Because mobile sessions are short, fragmented, and interface-light, they encourage shallow immersion — not less emotional, but less anchored. The player dips in, feels something, leaves. The game is not world-forming; it is mood-shaping.

This constant recalibration splits the player. Emotion is experienced, but not contextualized. You feel tension, reward, even euphoria — but dislocated from narrative or continuity. Affect detaches from meaning. It becomes momentary, self-contained, self-consuming.

Over time, this trains a new kind of emotional literacy: rapid onset, rapid discard. The player doesn’t build relation to the game — only relation to how it makes them feel, now.

Synthetic Joy and Engineered Disappointment

Emotions in mobile games are not reflections of experience. They are outputs of design. Animation velocity, sound frequency, reward dispersion — all these metrics are adjusted not for realism, but for affective compliance. You’re not supposed to be surprised. You’re supposed to be gratified.

And that gratification is carefully capped. Too much, and the loop breaks. Too little, and the user leaves. What remains is a calibrated low-grade joy — enough to sustain engagement, never enough to satisfy.

Even disappointment is productive. The near-win. The last-second loss. The fragment of reward withheld. These moments aren’t errors. They are emotional engineering — designed to convert sensation into repetition.

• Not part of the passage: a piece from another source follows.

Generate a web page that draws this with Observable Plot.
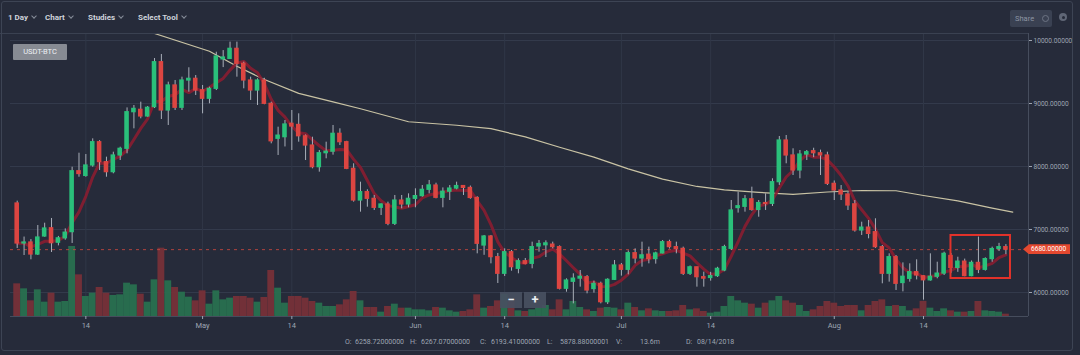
<!DOCTYPE html>
<html><head><meta charset="utf-8">
<script src="https://cdn.jsdelivr.net/npm/d3@7"></script>
<script src="https://cdn.jsdelivr.net/npm/@observablehq/plot@0.6"></script>
<style>
html,body{margin:0;padding:0;background:#262b3a;}
#wrap{position:relative;width:1080px;height:355px;overflow:hidden;background:#262b3a;font-family:Roboto,"Open Sans",sans-serif;}
.layer{position:absolute;left:0;top:0;}
.tb{position:absolute;top:13px;font-size:8px;font-weight:700;color:#cfd3db;white-space:nowrap;line-height:10px;}
.chev{display:inline-block;width:3px;height:3px;border-right:1px solid #878d9a;border-bottom:1px solid #878d9a;transform:rotate(45deg);margin-left:4px;position:relative;top:-2px;}
.info{position:absolute;top:338px;font-size:7px;color:#9ea5b2;white-space:nowrap;line-height:8px;}
</style></head><body>
<div id="wrap"></div>
<script>
// ---- data ----
const startDate = "2018-04-04", endDate = "2018-08-27"; // daily candles, Apr 4 .. Aug 26
const open = [
7413,6778,6794,6603,6889,7020,6790,6860,6958,7925,
7850,8016,8386,8069,7910,8175,8281,8862,8900,8794,
8942,9656,8889,9286,8932,9365,9392,9210,9075,9233,
9700,9708,9868,9630,9365,9206,9365,8995,8440,8465,
8678,8660,8480,8333,7989,8211,8235,8519,8386,7963,
7460,7593,7487,7344,7397,7090,7460,7397,7487,7530,
7630,7698,7503,7600,7650,7690,7660,7500,6746,6889,
6561,6297,6640,6376,6497,6455,6730,6750,6760,6720,
6059,6170,6220,6243,6055,6138,5846,6201,6429,6360,
6624,6540,6600,6530,6620,6799,6720,6693,6297,6400,
6243,6230,6260,6349,6693,7340,7360,7480,7310,7420,
7407,7751,8413,8175,7937,8190,8243,8210,8175,7725,
7619,7556,7400,6984,7030,6958,6720,6297,6561,6150,
6217,6323,6258.72,6193,6250,6300,6580,6390,6490,6260,
6470,6360,6530,6690,6720];
const high = [
7450,6880,6840,7063,7100,7175,6890,7010,7989,8211,
8190,8439,8410,8148,8227,8306,8930,8968,9021,8952,
9714,9778,9339,9365,9418,9567,9444,9286,9259,9814,
9840,9974,9974,9656,9418,9392,9400,9020,8624,8730,
8889,8836,8500,8465,8254,8386,8651,8598,8400,8043,
7751,7630,7540,7407,7434,7540,7540,7566,7646,7698,
7778,7735,7660,7698,7751,7698,7690,7520,6905,6905,
6620,6693,6667,6535,6540,6799,6825,6820,6799,6740,
6217,6297,6349,6270,6180,6164,6217,6508,6460,6660,
6693,6799,6720,6640,6825,6830,6799,6720,6420,6402,
6323,6320,6400,6750,7460,7593,7540,7672,7460,7566,
7805,8476,8492,8281,8254,8254,8290,8260,8227,7770,
7698,7593,7460,7116,7143,7170,6746,6614,6587,6470,
6455,6519,6267.07,6614,6481,6640,6620,6560,6530,6500,
6880,6550,6720,6780,6760];
const low = [
6698,6587,6519,6587,6878,6635,6740,6830,6778,7830,
7830,7989,7937,7830,7884,8095,8201,8598,8757,8783,
8920,8746,8651,8889,8889,9180,9127,8836,8995,9206,
9570,9700,9418,9233,9048,8968,8980,8360,8175,8310,
8254,8386,8095,7963,7910,8122,8180,8333,7950,7434,
7275,7354,7302,7222,7060,7063,7328,7344,7344,7513,
7566,7487,7344,7460,7630,7540,7480,6614,6590,6455,
6143,6254,6338,6297,6440,6376,6640,6555,6693,6040,
6005,5820,6085,5979,5990,5820,5810,6190,6260,6280,
6455,6402,6455,6450,6614,6690,6614,6270,6270,6085,
6085,6180,6240,6330,6667,7260,7275,7290,7195,7302,
7365,7700,8043,7857,7805,8095,8140,7857,7698,7460,
7460,7302,6958,6905,6852,6700,6138,6164,6032,6010,
6164,6200,5878.88,6180,6217,6270,6300,6320,6250,6250,
6300,6340,6480,6650,6600];
const close = [
6778,6794,6603,6873,7016,6782,6860,6950,7925,7880,
8016,8386,8069,7910,8175,8281,8862,8915,8794,8932,
9656,8889,9286,8932,9365,9392,9206,9075,9233,9746,
9730,9868,9630,9365,9206,9365,8995,8400,8490,8667,
8635,8480,8333,7989,8211,8235,8519,8386,7963,7460,
7593,7487,7344,7397,7090,7460,7397,7487,7530,7630,
7700,7503,7600,7650,7690,7660,7500,6773,6889,6561,
6297,6640,6402,6497,6455,6720,6770,6780,6720,6059,
6190,6220,6250,6032,6137,5846,6201,6429,6360,6624,
6540,6590,6530,6620,6799,6720,6690,6297,6400,6243,
6220,6260,6376,6720,7302,7370,7480,7310,7420,7405,
7751,8413,8175,7937,8190,8227,8210,8175,7725,7619,
7556,7381,6984,7030,6930,6720,6297,6561,6138,6250,
6323,6270,6193.41,6250,6300,6614,6390,6490,6260,6470,
6360,6530,6690,6720,6680];
// volume, millions
const volume = [
29.4,24.9,14.1,24.0,12.9,21.0,12.9,13.5,63.0,37.5,
18.0,21.0,26.1,21.0,18.9,19.5,30.0,28.5,20.1,12.9,
33.0,61.5,32.1,26.1,21.9,17.4,14.1,23.1,11.1,23.1,
15.0,16.5,18.0,18.0,16.5,12.9,17.1,41.4,25.5,12.0,
18.0,18.0,16.5,13.5,12.0,9.0,9.0,10.5,15.0,22.5,
14.1,8.1,8.1,3.9,9.0,11.1,7.5,7.5,6.0,6.0,
5.1,8.1,7.5,5.1,3.9,4.5,6.0,19.5,7.5,9.0,
14.1,19.8,13.5,5.1,4.5,6.0,7.5,9.9,6.0,15.0,
6.0,13.5,8.1,6.0,4.5,7.5,8.1,7.5,6.0,12.0,
8.1,5.1,6.9,5.1,4.5,4.5,5.1,9.9,6.0,6.9,
4.5,3.0,3.9,9.0,18.0,14.1,12.0,11.1,7.5,12.0,
14.1,18.0,14.1,12.0,9.9,4.5,6.0,9.0,13.5,12.0,
9.0,9.9,9.9,5.1,9.9,13.5,15.0,9.0,9.9,9.0,
5.1,6.9,13.6,7.5,4.5,6.9,5.1,3.9,3.9,4.5,
13.5,5.1,4.5,3.9,2.1];
// long moving average
const maDates = ["2018-04-18","2018-04-24","2018-05-02","2018-05-06","2018-05-10","2018-05-15","2018-05-20","2018-05-24","2018-05-31","2018-06-07","2018-06-12","2018-06-17","2018-06-22","2018-06-27","2018-07-02","2018-07-07","2018-07-12","2018-07-16","2018-07-21","2018-07-26","2018-07-31","2018-08-05","2018-08-10","2018-08-14","2018-08-19","2018-08-24","2018-08-27"];
const maValues = [10320,10111,9830,9590,9380,9160,9025,8916,8710,8655,8600,8470,8306,8148,7963,7800,7683,7630,7590,7556,7595,7619,7615,7540,7455,7340,7275];
const yTicks = [6000,7000,8000,9000,10000];
const xTickDates = ["2018-04-14","2018-05-01","2018-05-14","2018-06-01","2018-06-14","2018-07-01","2018-07-14","2018-08-01","2018-08-14"];
const xTickLabels = ["14","May","14","Jun","14","Jul","14","Aug","14"];
const lastPrice = 6680;
const boxX = ["2018-08-18T00:00Z","2018-08-26T16:00Z"];
const boxY = [6222, 6905];
const infoLabels = ["O:","6258.72000000","H:","6267.07000000","C:","6193.41000000","L:","5878.88000001","V:","13.6m","D:","08/14/2018"];
const menuItems = ["1 Day","Chart","Studies","Select Tool"];

// ---- build ----
const dates = d3.utcDays(new Date(startDate), new Date(endDate));
const candles = dates.map((date,i)=>({date, open:open[i], high:high[i], low:low[i], close:close[i], volume:volume[i]}));
const ma = maDates.map((d,i)=>({date:new Date(d), value:maValues[i]}));
const xTicks = xTickDates.map(d=>new Date(d));
const box = [{x1:new Date(boxX[0]), x2:new Date(boxX[1]), y1:boxY[0], y2:boxY[1]}];

const GREEN="#2ac07a", RED="#dc4541";
const up = d => d.close >= d.open;
const HALF = 8*3600e3, DAYH = 12*3600e3;
const xDomain=[new Date("2018-04-03T00:35:00Z"), new Date("2018-08-29T07:00:00Z")];
const yDomain=[5619, 10111];
const common = {width:1080, height:355, marginTop:33, marginBottom:39, marginLeft:10, marginRight:52,
  style:{background:"transparent", overflow:"visible", fontFamily:"Roboto, 'Open Sans', sans-serif", color:"#9ea5b2"}};

const wrap = document.getElementById("wrap");

// layer 1: grid
const gridPlot = Plot.plot({...common,
  x:{type:"utc", domain:xDomain, axis:null},
  y:{domain:yDomain, axis:null},
  marks:[
    Plot.ruleY(yTicks,{stroke:"#343b4c"}),
    Plot.ruleX(xTicks,{stroke:"#303747"})
  ]});
gridPlot.classList.add("layer"); wrap.appendChild(gridPlot);

// layer 2: volume
const volPlot = Plot.plot({...common,
  x:{type:"utc", domain:xDomain, axis:null},
  y:{domain:[0,254.7], axis:null},
  marks:[
    Plot.rectY(candles,{x1:d=>new Date(+d.date-DAYH), x2:d=>new Date(+d.date+DAYH), y:"volume",
      fill:d=>up(d)?"#28704f":"#763038", fillOpacity:0.95})
  ]});
volPlot.classList.add("layer"); wrap.appendChild(volPlot);

// layer 3: price
const pricePlot = Plot.plot({...common,
  x:{type:"utc", domain:xDomain},
  y:{domain:yDomain},
  marks:[
    Plot.ruleY([lastPrice],{stroke:"#c9483f", strokeOpacity:0.85, strokeDasharray:"3,4"}),
    Plot.line(ma,{x:"date", y:"value", stroke:"#c9c3a4", strokeWidth:1.2, clip:true}),
    Plot.lineY(candles, Plot.windowY({k:5, anchor:"end", reduce:"mean"},{x:"date", y:"close", stroke:"#8a1d31", strokeOpacity:0.9, strokeWidth:3, clip:true})),
    Plot.ruleX(candles,{x:"date", y1:"low", y2:"high", stroke:"#a9afb9", strokeWidth:1}),
    Plot.rect(candles,{x1:d=>new Date(+d.date-HALF), x2:d=>new Date(+d.date+HALF), y1:"open", y2:"close",
      fill:d=>up(d)?GREEN:RED, insetTop:-0.6, insetBottom:-0.6}),
    Plot.rect(box,{x1:"x1", x2:"x2", y1:"y1", y2:"y2", fill:"none", stroke:"#e3322a", strokeWidth:2}),
    Plot.ruleX([xDomain[1]],{stroke:"#464d5d"}),
    Plot.ruleY([yDomain[0]],{stroke:"#464d5d"}),
    Plot.axisY({ticks:yTicks, anchor:"right", tickFormat:d=>d.toFixed(5), tickSize:3, tickPadding:2, fontSize:6.6, label:null}),
    Plot.axisX({ticks:xTicks, anchor:"bottom", tickFormat:d=>xTickLabels[xTicks.findIndex(t=>+t===+d)], tickSize:3, tickPadding:3, fontSize:7.5, label:null})
  ]});
pricePlot.classList.add("layer"); wrap.appendChild(pricePlot);

// price tag
const ty = pricePlot.scale("y").apply(lastPrice);
const tag = document.createElement("div");
tag.style.cssText = `position:absolute;left:1023px;top:${ty-5}px;width:47px;height:10px;background:#e4482f;color:#fff;font-size:6.6px;line-height:10px;padding-left:8px;box-sizing:border-box;clip-path:polygon(0 50%,6px 0,100% 0,100% 100%,6px 100%);`;
tag.textContent = lastPrice.toFixed(5);
wrap.appendChild(tag);

// chrome: toolbar
const menuX = [8,45,88,138];
menuItems.forEach((t,i)=>{
  const el=document.createElement("div"); el.className="tb"; el.style.left=menuX[i]+"px";
  el.innerHTML = t + '<span class="chev"></span>'; wrap.appendChild(el);
});
function div(css, html){const e=document.createElement("div"); e.style.cssText="position:absolute;"+css; if(html) e.innerHTML=html; wrap.appendChild(e); return e;}
div("left:0;top:33px;width:1028px;height:1px;background:#3a4151;");
div("left:1px;top:1px;width:1072px;height:350px;border:1px solid #3d4454;border-radius:3px;box-sizing:border-box;");
div("left:1010px;top:10px;width:42px;height:17px;background:#3a4152;border-radius:2px;color:#8d94a2;font-size:7.5px;line-height:17px;padding-left:5px;box-sizing:border-box;", "Share");
div("left:1042px;top:15px;width:5px;height:5px;border:1px solid #6d7484;border-radius:50%;");
div("left:1059px;top:13px;width:8px;height:8px;background:#5f6676;border-radius:50%;");
div("left:1061.5px;top:15.5px;width:3px;height:3px;background:#262b3a;border-radius:50%;");
div("left:13px;top:44px;width:54px;height:16px;background:#878b93;color:#eef0f3;font-size:7.5px;line-height:16px;text-align:center;border-radius:1px;", "USDT-BTC");
// zoom buttons
div("left:500px;top:292px;width:22px;height:16px;background:rgba(72,80,97,0.92);color:#eceef2;font-size:13px;font-weight:700;text-align:center;line-height:15px;", "&minus;");
div("left:524px;top:292px;width:22px;height:16px;background:rgba(72,80,97,0.92);color:#eceef2;font-size:13px;font-weight:700;text-align:center;line-height:15px;", "+");
// info line
const infoX = [345,355,410,421,480,491,547,560,616,640,686,697];
infoLabels.forEach((t,i)=>{ const e=document.createElement("div"); e.className="info"; e.style.left=infoX[i]+"px"; e.textContent=t; wrap.appendChild(e); });
</script>
</body></html>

Attention Without Depth, Emotion Without Story

Mobile games produce intense affective response through minimal cognitive demand. This is not a failure of depth, but a feature of scale. Attention is monetized not when it stays, but when it returns. The system does not care what the player remembers — only how quickly they come back.

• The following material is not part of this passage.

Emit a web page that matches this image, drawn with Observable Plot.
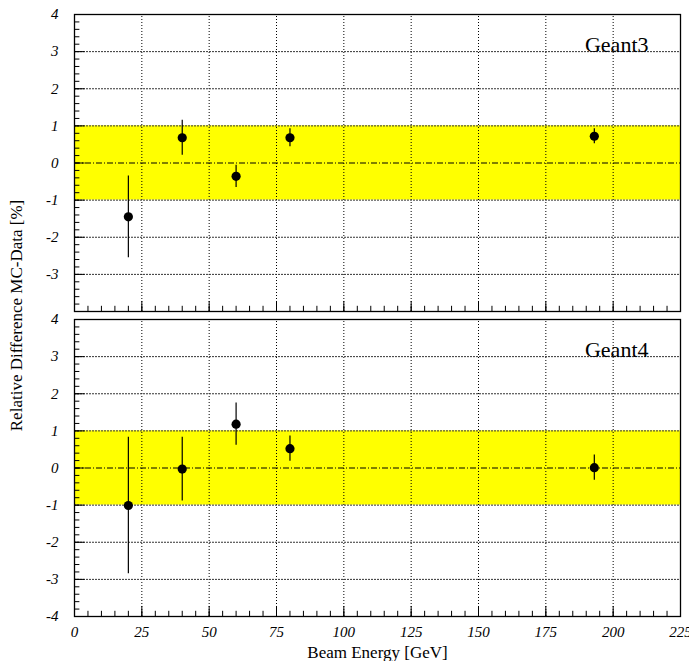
<!DOCTYPE html>
<html>
<head>
<meta charset="utf-8">
<script src="https://cdn.jsdelivr.net/npm/d3@7"></script>
<script src="https://cdn.jsdelivr.net/npm/@observablehq/plot@0.6"></script>
<style>
  html, body { margin: 0; padding: 0; background: #fff; }
  #chart svg { display: block; }
  #chart svg text { font-family: "Liberation Serif", "Times New Roman", Times, serif; }
</style>
</head>
<body>
<div id="chart"></div>
<script>
// Beam energies (GeV) of the measured points
const energies = [20, 40, 60, 80, 193];

// Relative difference MC - data (%) and its uncertainty, per simulation
const geant3 = [-1.45, 0.68, -0.36, 0.68, 0.72];
const geant3Err = [1.1, 0.47, 0.3, 0.24, 0.2];
const geant4 = [-1.01, -0.03, 1.18, 0.52, 0.01];
const geant4Err = [1.84, 0.86, 0.57, 0.34, 0.34];

const panels = ["Geant3", "Geant4"];

// Axis ticks
const xMajor = [0, 25, 50, 75, 100, 125, 150, 175, 200, 225];
const xGrid = [25, 50, 75, 100, 125, 150, 175, 200];
const xMinor = d3.range(0, 226, 5);
const yGrid = [-3, -2, -1, 1, 2, 3];
const yMajor = [-4, -3, -2, -1, 0, 1, 2, 3, 4];
const yMinor = d3.range(-40, 41, 2).map(v => v / 10);
// the top panel omits its lowest label where it meets the lower panel
const yLabels = [
  {panel: "Geant3", ticks: [-3, -2, -1, 0, 1, 2, 3, 4]},
  {panel: "Geant4", ticks: [-4, -3, -2, -1, 0, 1, 2, 3, 4]}
];

// ±1% tolerance band
const bandLow = -1;
const bandHigh = 1;

const xDomain = [0, 225];
const yDomain = [-4, 4];

const points = [
  ...energies.map((e, i) => ({panel: "Geant3", energy: e, diff: geant3[i], err: geant3Err[i]})),
  ...energies.map((e, i) => ({panel: "Geant4", energy: e, diff: geant4[i], err: geant4Err[i]}))
];
const tickLabelRows = yLabels.flatMap(p => p.ticks.map(t => ({panel: p.panel, v: t})));

const serif = "Liberation Serif, Times New Roman, Times, serif";
// tick lengths expressed in axis units
const xTickMinor = 0.14, xTickMajor = 0.27;
const yTickMinor = 2.0, yTickMajor = 3.9;

const chart = Plot.plot({
  width: 689,
  height: 661,
  marginLeft: 74,
  marginRight: 9,
  marginTop: 13,
  marginBottom: 44,
  style: {fontFamily: serif, background: "#fff", color: "#000"},
  x: {domain: xDomain},
  y: {domain: yDomain, axis: null},
  fy: {domain: panels, paddingInner: 0.025, paddingOuter: 0},
  marks: [
    // tolerance band
    Plot.rect([{lo: bandLow, hi: bandHigh}], {x1: xDomain[0], x2: xDomain[1], y1: "lo", y2: "hi", fill: "#ffff00"}),
    // dotted grid
    Plot.ruleX(xGrid, {y1: yDomain[0], y2: yDomain[1], stroke: "#000", strokeWidth: 1, strokeDasharray: "1,2"}),
    Plot.ruleY(yGrid, {x1: xDomain[0], x2: xDomain[1], stroke: "#333", strokeWidth: 1, strokeDasharray: "2,1"}),
    // zero line, dash-dot
    Plot.ruleY([0], {x1: xDomain[0], x2: xDomain[1], stroke: "#000", strokeWidth: 1, strokeDasharray: "6,2,1,2"}),
    // inward ticks on the bottom edge
    Plot.ruleX(xMinor, {y1: yDomain[0], y2: yDomain[0] + xTickMinor, stroke: "#000", strokeWidth: 1}),
    Plot.ruleX(xMajor, {y1: yDomain[0], y2: yDomain[0] + xTickMajor, stroke: "#000", strokeWidth: 1}),
    // inward ticks on the left edge
    Plot.ruleY(yMinor, {x1: xDomain[0], x2: xDomain[0] + yTickMinor, stroke: "#000", strokeWidth: 1}),
    Plot.ruleY(yMajor, {x1: xDomain[0], x2: xDomain[0] + yTickMajor, stroke: "#000", strokeWidth: 1}),
    // panel frames
    Plot.frame({stroke: "#000", strokeWidth: 1.3}),
    // y tick labels
    Plot.text(tickLabelRows, {
      fy: "panel", y: "v", text: d => String(d.v), frameAnchor: "left",
      textAnchor: "end", dx: -16, fontSize: 15, fontStyle: "italic",
      fontFamily: serif, fill: "#000"
    }),
    // error bars and points
    Plot.ruleX(points, {fy: "panel", x: "energy", y1: d => d.diff - d.err, y2: d => d.diff + d.err, stroke: "#000", strokeWidth: 1.2}),
    Plot.dot(points, {fy: "panel", x: "energy", y: "diff", r: 4.6, fill: "#000", stroke: "none"}),
    // panel names
    Plot.text(panels, {
      fy: d => d, text: d => d, frameAnchor: "top-right", textAnchor: "end",
      lineAnchor: "top", dx: -32, dy: 22, fontSize: 22, fontFamily: serif, fill: "#000"
    }),
    // x axis labels
    Plot.axisX({
      anchor: "bottom", ticks: xMajor, tickSize: 0, tickPadding: 10,
      tickFormat: d => String(d), fontSize: 15, fontStyle: "italic",
      fontFamily: serif, fontVariant: "normal", label: null
    }),
    Plot.axisX({
      anchor: "bottom", ticks: [], tickSize: 0, label: "Beam Energy [GeV]",
      labelAnchor: "center", labelOffset: 41, labelArrow: "none",
      fontSize: 17, fontFamily: serif
    }),
    // shared y label
    Plot.axisFy({
      anchor: "left", tickSize: 0, tickFormat: () => "",
      label: "Relative Difference MC-Data [%]", labelAnchor: "center",
      labelOffset: 65, labelArrow: "none", fontSize: 17, fontFamily: serif
    })
  ]
});

document.getElementById("chart").appendChild(chart);
</script>
</body>
</html>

Thus, narrative fades. Identity becomes secondary. What the game retains is not the player’s memory, but their affective rhythm: how they feel at tap 1, tap 100, tap 10,000. What matters isn’t who you are. It’s how predictably you can be moved.

Mobile games don’t narrate. They pulse.

Affective Economization and the Algorithmic Seizure of Subjectivity

What mobile gaming infrastructures instantiate is not merely an economy of attention, but a deeper algorithmic economization of affective latency — a regime wherein the subject’s emotional responsiveness becomes the extractive substrate upon which value is generated, not through data alone, but via the machinic modulation of anticipatory sensation. Within this framework, the player is not an actor, nor a consumer in the classical sense, but an emotionally iterable node — a temporally dislocated interface whose embodied response patterns are continuously harvested, recalibrated, and redeployed as predictive assets within a recursive monetization loop. Joy, frustration, inertia — these are not byproducts of play; they are liquidity, transferable across system architectures, legible only insofar as they can be mined, managed, and repackaged as systemic yield.

Conclusion: Beyond Play, Toward Affect Mining

The mobile game is not just a product. It is a mood apparatus. It does not simulate emotion. It manufactures it — in fragments, on loop, through touch. It asks not for immersion, but for availability. It offers not a world, but a sequence of engineered intensities.

You do not play the game. You perform affective labor for it. The screen does not just respond to your inputs. It reorganizes your emotional tempo. What you feel, and when, is no longer yours. It belongs to the system.

And in that rhythm, the player is no longer an agent — but a sensor.